When OpenAI launched the o1, o3 and 03-mini models, we viewed it as a next level step in the “intelligence” part of Artificial Intelligence and to illustrate this, OpenAI featured ARC-AGI-1 in December of 2024 as the leading benchmark to measure the performance of their experimental o3 model. o3 at low compute had scored 75.7% on ARC-AGI-1 and reached 87% accuracy with higher compute. This marked the first effective solution of the ARC challenge in over five years.

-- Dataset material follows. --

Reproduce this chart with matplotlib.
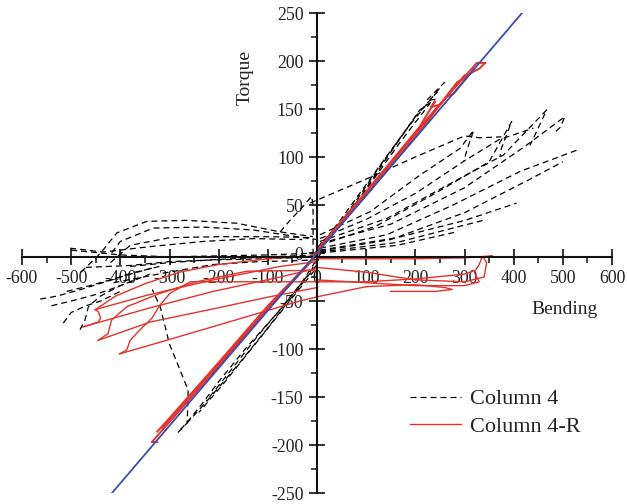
import matplotlib
matplotlib.use("Agg")
import matplotlib.pyplot as plt
from matplotlib.lines import Line2D
from matplotlib.ticker import MultipleLocator

plt.rcParams['font.family'] = ['Liberation Serif', 'DejaVu Serif']
plt.rcParams['axes.unicode_minus'] = False

# ---------------- data ----------------
x_ticks = [-600, -500, -400, -300, -200, -100, 0, 100, 200, 300, 400, 500, 600]
y_ticks = [-250, -200, -150, -100, -50, 0, 50, 100, 150, 200, 250]

# reference line (blue)
ref_x = [-417, 417]
ref_y = [-250, 250]

# Column 4 (black dashed)
c4_up1_x = [0, 73, 142, 209, 240, 223, 260]
c4_up1_y = [5, 47, 99, 149, 160, 159, 178]
c4_up2_x = [-5, 60, 130, 200, 245]
c4_up2_y = [-3, 40, 92, 142, 168]
c4_up3_x = [-8, 40, 100, 170, 230]
c4_up3_y = [-6, 25, 66, 116, 156]
c4_up4_x = [-3, 50, 115, 185, 250]
c4_up4_y = [0, 36, 82, 131, 172]
c4_dn1_x = [8, -30, -80, -146, -200, -232, -262, -283]
c4_dn1_y = [0, -30, -62, -100, -134, -156, -175, -187]
c4_dn2_x = [0, -50, -100, -160, -220, -255, -270]
c4_dn2_y = [-12, -45, -78, -116, -152, -172, -180]
c4_dn3_x = [-5, -40, -90, -140, -190, -240]
c4_dn3_y = [-18, -40, -72, -104, -136, -166]
c4_dn4_x = [4, -20, -60, -120, -175, -225]
c4_dn4_y = [-6, -24, -50, -86, -122, -154]
c4_ret_x = [-283, -264, -262, -280, -300, -319, -335]
c4_ret_y = [-187, -177, -143, -120, -95, -56, -38]
c4_arc1_x = [-480, -440, -407, -346, -265, -163, -75, -8]
c4_arc1_y = [-20, 0, 21, 33, 34, 31, 22, 17]
c4_arc2_x = [-430, -400, -333, -232, -130, -41, 0]
c4_arc2_y = [-8, 12, 26, 27, 24, 17, 14]
c4_arc3_x = [-420, -380, -299, -197, -96, -8]
c4_arc3_y = [-10, 8, 16, 17, 17, 16]
c4_arc4_x = [-502, -435, -333, -232, -130, -30]
c4_arc4_y = [5, 1, 7, 12, 15, 14]
c4_spike_x = [-75, -55, -31, -11, -8, -8]
c4_spike_y = [22, 34, 47, 59, 50, 0]
c4_ax1_x = [-500, -400, -300, -200, -100, 0]
c4_ax1_y = [3, -2, -4, -3, -2, 0]
c4_ax2_x = [-470, -380, -300, -200, -100, 0]
c4_ax2_y = [-15, -13, -9, -7, -6, -4]
c4_ax3_x = [-414, -313, -211, -120, -40, 0]
c4_ax3_y = [-31, -21, -12, -9, -8, -7]
c4_ax4_x = [-380, -300, -211, -100, 0]
c4_ax4_y = [-14, -10, -7, -4, -2]
c4_cl1_x = [-563, -530, -480, -430, -380, -330]
c4_cl1_y = [-48, -45, -38, -30, -22, -15]
c4_cl2_x = [-509, -470, -420, -370, -320]
c4_cl2_y = [-40, -35, -28, -20, -14]
c4_cl3_x = [-482, -472, -465, -441, -400, -340]
c4_cl3_y = [-80, -70, -56, -45, -34, -22]
c4_cl4_x = [-516, -500, -470, -440, -400]
c4_cl4_y = [-73, -62, -55, -50, -40]
c4_cl5_x = [-540, -500, -455, -410, -360]
c4_cl5_y = [-55, -50, -44, -36, -26]
c4_fan1_x = [6, 142, 277, 413, 528]
c4_fan1_y = [5, 19, 50, 85, 107]
c4_fan2_x = [6, 142, 277, 379, 467, 447, 433]
c4_fan2_y = [12, 36, 74, 102, 149, 127, 112]
c4_fan3_x = [6, 108, 209, 291, 319, 308, 298]
c4_fan3_y = [19, 43, 81, 109, 128, 112, 95]
c4_fan4_x = [6, 163, 301, 406]
c4_fan4_y = [3, 16, 34, 52]
c4_fan5_x = [6, 163, 338]
c4_fan5_y = [1, 11, 34]
c4_fan6_x = [6, 163, 284]
c4_fan6_y = [0, 8, 22]
c4_fan7_x = [6, 120, 240, 350, 396, 375, 372]
c4_fan7_y = [8, 28, 62, 95, 137, 109, 100]
c4_fan8_x = [6, 150, 300, 430, 500]
c4_fan8_y = [2, 14, 42, 76, 95]
c4_fan9_x = [6, 150, 300, 420, 504, 495, 482]
c4_fan9_y = [10, 30, 68, 110, 142, 131, 125]
c4_fan10_x = [6, 100, 200, 300, 370, 440]
c4_fan10_y = [15, 35, 62, 96, 118, 130]
c4_str_x = [-14, 100, 200, 300, 331, 375]
c4_str_y = [52, 77, 100, 122, 120, 121]

# Column 4-R (red)
r_up1_x = [0, 100, 200, 280, 325, 342]
r_up1_y = [3, 64, 126, 172, 198, 198]
r_up2_x = [342, 330, 315, 300, 285, 270, 252, 232, 240, 200, 100, 0]
r_up2_y = [198, 192, 188, 182, 178, 168, 155, 152, 158, 124, 63, 1]
r_up3_x = [-5, 100, 200, 262, 278, 320]
r_up3_y = [-1, 60, 121, 162, 166, 192]
r_up4_x = [-3, 90, 180, 250, 300]
r_up4_y = [0, 57, 112, 155, 185]
r_dn1_x = [0, -100, -200, -300, -336, -325]
r_dn1_y = [-2, -58, -118, -176, -197, -197]
r_dn2_x = [5, -100, -200, -300, -325]
r_dn2_y = [1, -55, -114, -172, -186]
r_dn3_x = [2, -90, -180, -260, -315]
r_dn3_y = [-1, -52, -104, -150, -182]
r_ld1_x = [0, -100, -200, -280, -350, -410, -451]
r_ld1_y = [-3, -6, -12, -20, -32, -45, -59]
r_hk1_x = [-451, -445, -440, -445, -476]
r_hk1_y = [-59, -61, -68, -72, -77]
r_ul1_x = [-476, -346, -211, -75, 0]
r_ul1_y = [-77, -58, -40, -25, -16]
r_ul0_x = [-451, -346, -211, -75, 0]
r_ul0_y = [-59, -44, -28, -14, -9]
r_ld2_x = [0, -143, -245, -319, -387, -418, -425, -445]
r_ld2_y = [-18, -19, -30, -42, -56, -70, -84, -91]
r_ul2_x = [-445, -340, -200, -100, 0]
r_ul2_y = [-91, -72, -57, -46, -36]
r_ld3_x = [0, -258, -299, -319, -336, -360, -380, -387, -401]
r_ld3_y = [-30, -30, -42, -54, -68, -80, -91, -101, -105]
r_ul3_x = [-401, -340, -200, -35, 6, 101]
r_ul3_y = [-105, -96, -75, -50, -45, -35]
r_rt1_x = [0, 100, 200, 300, 356]
r_rt1_y = [-6, -6, -6, -5, -3]
r_rt2_x = [356, 335, 330, 322, 300, 200, 100, 0]
r_rt2_y = [-3, -5, -12, -18, -22, -27, -30, -30]
r_rt3_x = [0, 100, 200, 300, 340, 345, 340]
r_rt3_y = [-15, -20, -28, -30, -25, -10, -6]
r_rt4_x = [101, 150, 200, 260, 275, 240, 150]
r_rt4_y = [-35, -34, -33, -36, -38, -40, -40]
r_rt5_x = [0, 100, 200, 300, 330, 320]
r_rt5_y = [-28, -31, -34, -34, -30, -20]

black_x = [c4_up1_x, c4_up2_x, c4_up3_x, c4_up4_x, c4_dn1_x, c4_dn2_x, c4_dn3_x, c4_dn4_x,
           c4_ret_x, c4_arc1_x, c4_arc2_x, c4_arc3_x, c4_arc4_x, c4_spike_x,
           c4_ax1_x, c4_ax2_x, c4_ax3_x, c4_ax4_x,
           c4_cl1_x, c4_cl2_x, c4_cl3_x, c4_cl4_x, c4_cl5_x,
           c4_fan1_x, c4_fan2_x, c4_fan3_x, c4_fan4_x, c4_fan5_x, c4_fan6_x,
           c4_fan7_x, c4_fan8_x, c4_fan9_x, c4_fan10_x, c4_str_x]
black_y = [c4_up1_y, c4_up2_y, c4_up3_y, c4_up4_y, c4_dn1_y, c4_dn2_y, c4_dn3_y, c4_dn4_y,
           c4_ret_y, c4_arc1_y, c4_arc2_y, c4_arc3_y, c4_arc4_y, c4_spike_y,
           c4_ax1_y, c4_ax2_y, c4_ax3_y, c4_ax4_y,
           c4_cl1_y, c4_cl2_y, c4_cl3_y, c4_cl4_y, c4_cl5_y,
           c4_fan1_y, c4_fan2_y, c4_fan3_y, c4_fan4_y, c4_fan5_y, c4_fan6_y,
           c4_fan7_y, c4_fan8_y, c4_fan9_y, c4_fan10_y, c4_str_y]
red_x = [r_up1_x, r_up2_x, r_up3_x, r_up4_x, r_dn1_x, r_dn2_x, r_dn3_x, r_ld1_x, r_hk1_x,
         r_ul1_x, r_ul0_x, r_ld2_x, r_ul2_x, r_ld3_x, r_ul3_x,
         r_rt1_x, r_rt2_x, r_rt3_x, r_rt4_x, r_rt5_x]
red_y = [r_up1_y, r_up2_y, r_up3_y, r_up4_y, r_dn1_y, r_dn2_y, r_dn3_y, r_ld1_y, r_hk1_y,
         r_ul1_y, r_ul0_y, r_ld2_y, r_ul2_y, r_ld3_y, r_ul3_y,
         r_rt1_y, r_rt2_y, r_rt3_y, r_rt4_y, r_rt5_y]

# ---------------- figure ----------------
RED = '#e5322b'
BLUE = '#3a4db3'
TXT = '#222222'

fig = plt.figure(figsize=(6.27, 5.04), dpi=100)
ax = fig.add_axes([22 / 627, 1 - 493 / 504, 590 / 627, 480 / 504])
ax.set_xlim(-600, 600)
ax.set_ylim(-250, 250)
ax.set_axisbelow(True)

for xs, ys in zip(black_x, black_y):
    ax.plot(xs, ys, color='black', lw=0.9, dashes=(4.8, 3.2))
for i, (xs, ys) in enumerate(zip(red_x, red_y)):
    ax.plot(xs, ys, color=RED, lw=1.4 if i < 7 else 1.0)
ax.plot(ref_x, ref_y, color=BLUE, lw=1.3, zorder=4)

for s in ['top', 'right']:
    ax.spines[s].set_visible(False)
ax.spines['left'].set_position(('data', 0))
ax.spines['bottom'].set_position(('data', -4))
for s in ['left', 'bottom']:
    ax.spines[s].set_linewidth(1.5)
    ax.spines[s].set_color('#111111')

ax.set_xticks(x_ticks)
ax.set_xticklabels([str(v) for v in x_ticks])
ax.set_yticks(y_ticks)
ax.set_yticklabels([str(v) for v in y_ticks])
ax.xaxis.set_minor_locator(MultipleLocator(50))
ax.yaxis.set_minor_locator(MultipleLocator(25))
ax.tick_params(which='major', direction='inout', length=11.5, width=1.2,
               colors='#111111', labelsize=12.8, labelcolor=TXT, pad=4)
ax.tick_params(which='minor', direction='out', length=4.5, width=1.1, colors='#111111')

ax.text(0.378, 0.865, 'Torque', transform=ax.transAxes, rotation=90,
        ha='center', va='center', fontsize=14, color=TXT)
ax.text(0.920, 0.383, 'Bending', transform=ax.transAxes,
        ha='center', va='center', fontsize=14, color=TXT)

handles = [Line2D([], [], color='black', lw=0.9, dashes=(4.8, 3.2)),
           Line2D([], [], color=RED, lw=1.0)]
ax.legend(handles, ['Column 4', 'Column 4-R'], loc='upper left',
          bbox_to_anchor=(0.658, 0.217), frameon=False, fontsize=16,
          handlelength=2.3, handletextpad=0.4, borderpad=0, borderaxespad=0,
          labelspacing=0.3, labelcolor=TXT)

fig.savefig('out.png', dpi=100)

However, this achievement was short lived when the newer models were tested on the latest and much more advanced ARC-AGI-2. In a recent report, it was stated that reasoning models like OpenAI’s o1 and DeepSeek’s R1 had scored between 1% and 1.3% in the test, while non-reasoning models, like GPT-4.5, Claude 3.7 Sonnet, and Gemini 2.0 Flash, scored around 1%.

To establish a human baseline for this benchmark test, they had 400 humans take the ARC-AGI-2 test. On average, the humans who took the test got 60% of the test’s questions right, which was much better than any of the models’ scores.

These results are actually telling us that we are still a bit too far out from achieving ultimate Artificial General Intelligence – at least by today’s standards, technology and benchmarks. I actually believe that we may not even see AGI in our lifetime, maybe our children or their children may see it achieved if the advancements in AI progress at the rate they are now.

But what would it mean for the world if we eventually achieved AGI?

What achieving AGI would mean for the world?

For those who have watched movies like Atlas, Terminator, Echelon Conspiracy or any other AI related films which depict just how dangerous a self-aware AI can be, may have seen that in a case where it is not moderated or controlled, an AGI may just become too self aware to a point where the humanoid robots that are being developed by the likes of 1X Technologies, Clone Robotics, Tesla and Boston Dynamics come alive and take over all of humanity (this is bordering on science fiction yes, but we’ve all seen Terminator, right?). But that’s potentially what may happen should AGI because too self aware.

But on the flipside, we may also be in a situation where AGI helps us solve a lot of the human mysteries, develop illusive cures to diseases at a fraction of a second and quadruples productivity in factories, businesses and academia. It may even help solve computing problems and actually perfect quantum computing therefore challenging conventional thinking because it would be able to predict and pre-empt any changes on the fly at rates that no human would.

But this is a future still being explored and may not even be a reality with the current AI models we have and like I mentioned, may not even be a reality during our lifetime.